English Name For Ingredients
Hindi Names For Ingredients
Quantity
Bamboo Shoots
बाँस के तने
1 Cup
Recipe Type 1 :
Rice Powder
चावल का आटा
1/4 Cup
Red Chilli Powder
लाल मिर्च पाउडर
1 tbsp or as per taste
Oil
तेल
For deep frying
Recipe Type 2:
Gram Flour
बेसन
1/4 Cup
Semolina
सूजी
1 tbsp
Red Chilli Powder
लाल मिर्च पाउडर
1 tbsp
Asafoetida(Optional)
हींग
A pinch
Oil
तेल
For deep frying


Preparation :


  1. If you are using pickled bamboo shoots then dip the pieces in plain water overnight. The next day wash it thrice so that most of the saltiness can be removed.

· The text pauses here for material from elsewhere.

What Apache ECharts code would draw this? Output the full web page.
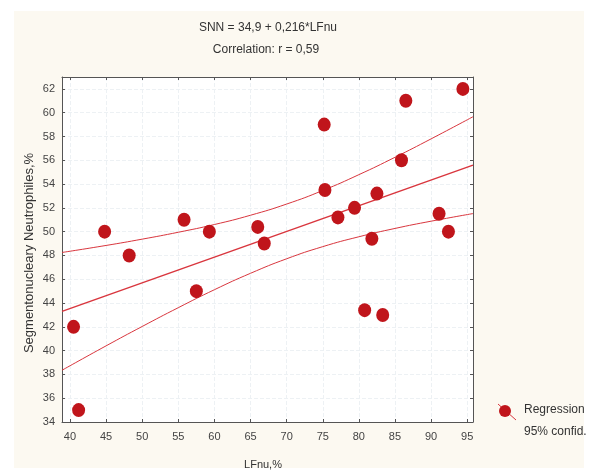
<!DOCTYPE html>
<html>
<head>
<meta charset="utf-8">
<script src="https://cdn.jsdelivr.net/npm/echarts@6/dist/echarts.min.js"></script>
<style>
html, body { margin: 0; padding: 0; background: #fff; }
#chart { width: 589px; height: 472px; }
</style>
</head>
<body>
<div id="chart"></div>
<script>
// LFnu, % (x) and segmented neutrophils, % (y)
var lfnu = [40.5, 41.2, 44.8, 48.2, 55.8, 57.5, 59.3, 66.0, 66.9, 75.2, 75.3,
            77.1, 79.4, 80.8, 81.8, 82.5, 83.3, 85.9, 86.5, 91.1, 92.4, 94.4];
var snn = [42.0, 35.0, 50.0, 48.0, 51.0, 45.0, 50.0, 50.4, 49.0, 59.0, 53.5,
           51.2, 52.0, 43.4, 49.4, 53.2, 43.0, 56.0, 61.0, 51.5, 50.0, 62.0];

// regression line ends and 95% bands
var regX = [38.9, 95.8];
var regY = [43.30, 55.59];
var bandX = [38.9, 45, 50, 55, 60, 65, 70, 75, 80, 85, 90, 95.8];
var upperY = [48.25, 48.84, 49.37, 49.95, 50.60, 51.38, 52.32, 53.46, 54.79, 56.25, 57.80, 59.66];
var lowerY = [38.35, 40.40, 42.03, 43.61, 45.12, 46.50, 47.72, 48.74, 49.57, 50.27, 50.88, 51.52];

var xTicks = [40, 45, 50, 55, 60, 65, 70, 75, 80, 85, 90, 95];
var yTicks = [34, 36, 38, 40, 42, 44, 46, 48, 50, 52, 54, 56, 58, 60, 62];

function pairs(xs, ys) {
    var out = [];
    for (var i = 0; i < xs.length; i++) out.push([xs[i], ys[i]]);
    return out;
}

var textColor = '#444';
var lineRed = '#d9363e';
var dotRed = '#c0151b';
var font = '"Liberation Sans"';

var chart = echarts.init(document.getElementById('chart'));

function xAxisDef(pos, showLabel) {
    return {
        type: 'value',
        position: pos,
        min: 38.9,
        max: 95.8,
        axisLine: { show: true, onZero: false, lineStyle: { color: '#555', width: 1 } },
        axisTick: { show: true, inside: true, length: 3, customValues: xTicks, lineStyle: { color: '#555' } },
        axisLabel: {
            show: showLabel, customValues: xTicks, margin: 9,
            color: textColor, fontFamily: 'Liberation Sans', fontSize: 11
        },
        splitLine: {
            show: showLabel, customValues: xTicks,
            lineStyle: { color: '#edf1f4', type: 'dashed', width: 1 }
        }
    };
}

function yAxisDef(pos, showLabel) {
    return {
        type: 'value',
        position: pos,
        min: 34,
        max: 63,
        axisLine: { show: true, onZero: false, lineStyle: { color: '#555', width: 1 } },
        axisTick: { show: true, inside: true, length: 3, customValues: yTicks, lineStyle: { color: '#555' } },
        axisLabel: {
            show: showLabel, customValues: yTicks, margin: 7,
            color: textColor, fontFamily: 'Liberation Sans', fontSize: 11
        },
        splitLine: {
            show: showLabel, customValues: yTicks,
            lineStyle: { color: '#edf1f4', type: 'dashed', width: 1 }
        }
    };
}

var option = {
    backgroundColor: '#fff',
    animation: false,
    graphic: [
        { type: 'rect', z: -10, shape: { x: 14, y: 11, width: 570, height: 457 }, style: { fill: '#fcf9f1' } },
        { type: 'text', style: { x: 268, y: 22, text: 'SNN = 34,9 + 0,216*LFnu', fill: '#333', font: '12px ' + font, textAlign: 'center' } },
        { type: 'text', style: { x: 266, y: 44, text: 'Correlation: r = 0,59', fill: '#333', font: '12px ' + font, textAlign: 'center' } },
        { type: 'text', rotation: Math.PI / 2, x: 29, y: 253, style: { text: 'Segmentonucleary Neutrophiles,%', fill: '#333', font: '13px ' + font, textAlign: 'center', textVerticalAlign: 'middle' } },
        { type: 'text', style: { x: 263, y: 459, text: 'LFnu,%', fill: '#333', font: '11px ' + font, textAlign: 'center' } },
        // legend
        { type: 'line', shape: { x1: 498, y1: 404, x2: 516, y2: 420 }, style: { stroke: lineRed, lineWidth: 1 } },
        { type: 'circle', shape: { cx: 505, cy: 411, r: 6 }, style: { fill: dotRed } },
        { type: 'text', style: { x: 524, y: 404, text: 'Regression', fill: '#333', font: '12px ' + font } },
        { type: 'text', style: { x: 524, y: 426, text: '95% confid.', fill: '#333', font: '12px ' + font } }
    ],
    grid: { left: 62, top: 77, width: 411, height: 345, show: true, backgroundColor: '#fff', borderWidth: 0 },
    xAxis: [
        xAxisDef('bottom', true),
        xAxisDef('top', false)
    ],
    yAxis: [
        yAxisDef('left', true),
        yAxisDef('right', false)
    ],
    series: [
        {
            name: 'upper', type: 'line', data: pairs(bandX, upperY), smooth: true,
            showSymbol: false, lineStyle: { color: lineRed, width: 1 }, z: 2
        },
        {
            name: 'lower', type: 'line', data: pairs(bandX, lowerY), smooth: true,
            showSymbol: false, lineStyle: { color: lineRed, width: 1 }, z: 2
        },
        {
            name: 'fit', type: 'line', data: pairs(regX, regY),
            showSymbol: false, lineStyle: { color: lineRed, width: 1.5 }, z: 2
        },
        {
            name: 'Regression', type: 'scatter', data: pairs(lfnu, snn),
            symbolSize: [13, 14], itemStyle: { color: dotRed, opacity: 1 }, z: 3
        }
    ]
};
chart.setOption(option);
</script>
</body>
</html>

  2. You have to crush the pieces gently using stone mortar and place in a bowl.
  3. One of the easy method of preparing fritters is by adding rice powder and red chilli powder to gently crushed bamboo shoots. Do not add salt at all as pickled shoots are already salty. Mix it nicely and deep fry them in a medium flame by flipping and cooking evenly all the sides.
  4. Remove on to absorbent paper when they are golden brown and crisp.
  5. In the same way you can try other recipe by adding gram flour,semolina, red chilly powder and asafoetida instead of rice powder. Other procedure are same.
  6. Serve hot fritters as a side dish for rice.